Solving the sales rep productivity problem

Solving the sales rep productivity problem

November 29, 2018

Every job has humdrum tasks, annoying meetings, and work chores that end up distracting from important goals. Many of us find it a challenge to do our actual job, what with so many emails to check, feeds to read, threads to answer, and rabbit holes to go down after you look up that one thing.

It’s a very human problem: even as we keep pretty busy, we get lost in the minutiae of the day-to-day. The finding from a research report by Workfront — that 58% of enterprise workers feel “so swamped with getting day-to-day work done that they don’t have time to think beyond their daily to-do list” — is self-evident. Even more people, 63% of workers, say that if they “had more time to just think”, that would help their overall productivity. It's the trap caused by busyness.

Sales teams are no exception to this unfortunate reality. Salesforce’s 2018 State of Sales report, for example, found that sales reps spend a mere “34% of their time actually selling, while the majority of their time is spent on other duties.”

When reps can’t focus on selling, the unsurprising result is that they struggle to perform at their best.
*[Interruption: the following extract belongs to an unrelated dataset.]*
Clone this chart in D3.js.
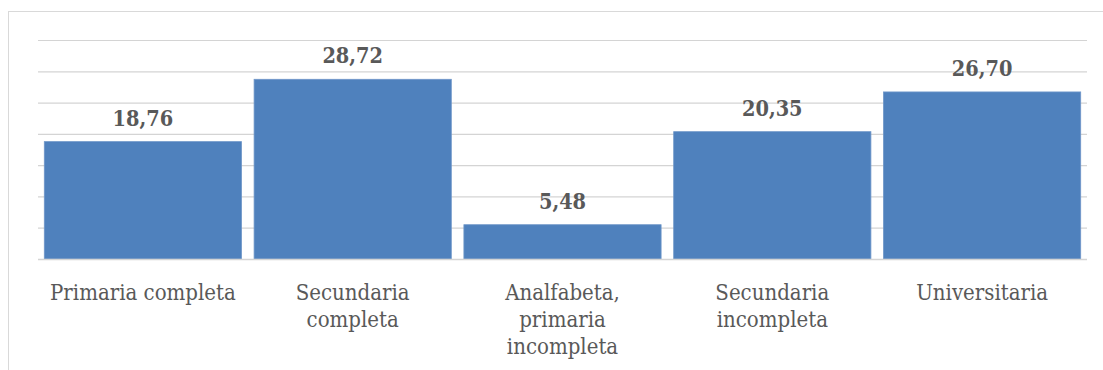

Let’s have a closer look at what’s going on in the worklife of a salesperson and ways to increase their selling time.

The very busy day of a salesperson

The thing is, it’s not like reps are goofing around the other two-thirds of their day where they’re not actively selling. They are indeed working, but much of those efforts are being spent on menial tasks like data entry, contact research, and organizing information. Instead of jumping into productive sales conversations and finding more promising prospects, they’re typing in information and rooting around to find the right company and people at those companies to contact in the first place.

salesforce-state-of-sales-time

Hindered by tasks that may be administrative but also seem necessary to be able to function in the job day-to-day, sales reps already recognize their predicament.

As Salesforce found, reps admit they spend too much time on:

  • Managing emails
  • Logging activities
  • Inputting sales data and customer notes
  • Finding the right person to contact
  • Creating follow-up tasks

Meanwhile, they’re aware of the cost of what they're missing out on, wishing they could spend more time on strategic work like:

  • Researching competitive activity
  • Researching competitive offerings
  • Discovering a prospect’s needs
  • Reviewing a pipeline
  • Researching a prospect’s solution

Reps face a tough imbalance between clerical work over customer relationships, with neither headspace nor literal time left to do crucial research, strategic planning, and reflection. Meaningful work gets pushed out for the menial.

Strategies for sales time management

Like most productivity challenges, the sales rep struggle comes down to better time management.

One popular time management strategy is the Eisenhower box, named after a quote attributed to President Dwight D. Eisenhower about importance versus urgency: “I have two kinds of problems, the urgent and the important. The urgent are not important, and the important are never urgent.” The Eisenhower box, which was popularized in Stephen Covey’s The 7 Habits of Highly Effective People, provides a decision matrix of four quadrants to guide your planning.

eisenhower-box

  1. Urgent and important (the fires and big deadlines)
  2. Not urgent but important (priorities but are prone to stay barely simmering on the backburner)
  3. Urgent but not important (where we more frequently get stuck because urgency tricks the mind on how important something actually is)
  4. Neither urgent nor important (the trivial and timewasters).

The main productivity trade-off we’re concerned with here is between the not urgent but important and the urgent but not important (quadrants 2 and 3). In other words, how do we win the battle between better balancing meaningful work and menial tasks? How do we carve out more time for the cultivating, strategic work that results in a higher volume and quality of sales conversations?

If we fill in an Eisenhower box (adapted from the productivity expert James Clear’s version) with these two branches of tasks, some insights come to light:

Sales rep productivity decision matrix

Two strategies for sales reps to be able to focus more time on their main job of selling:

  1. Create more time using delegation and technology. What are some ways that parts of workflows and tasks can be automated and data-driven instead of manual?
  2. Schedule dedicated time to do Quadrant 2 work that centers mostly on strategy and focused reflection. Put it on your calendar, just like your sales calls and meetings.

To be a highly successful sales rep and to build high-performing sales teams, start by getting smarter about time management and making sure the balance of time is spent in the top two quadrants — selling and strategic work.

Making continuous progress

When your day continually gets jammed with all the little things, it can feel like a slow job death by a thousand paper cuts. You lose the ability to move the needle at a larger level — and as the Salesforce report authors explain, preventing you “from cultivating meaningful — and profitable — customer relationships.”

More than half of sales reps (57%) expect to miss their yearly quotas. And that’s a sign of the modern landscape for sales teams. Reps “have far more on their plates than their predecessors”, tasked with addressing the needs of customers, who are savvier and expect personalized engagement, all while creating that differentiated, great sales experience and meeting their numbers.

Productivity for sales reps isn’t just about the numbers themselves. It’s what happens to impact those numbers. Getting stuck in the grind of the day-to-day undermines the future beyond the single day, the long-term capacity to do sales as primary work and figure out how to get better.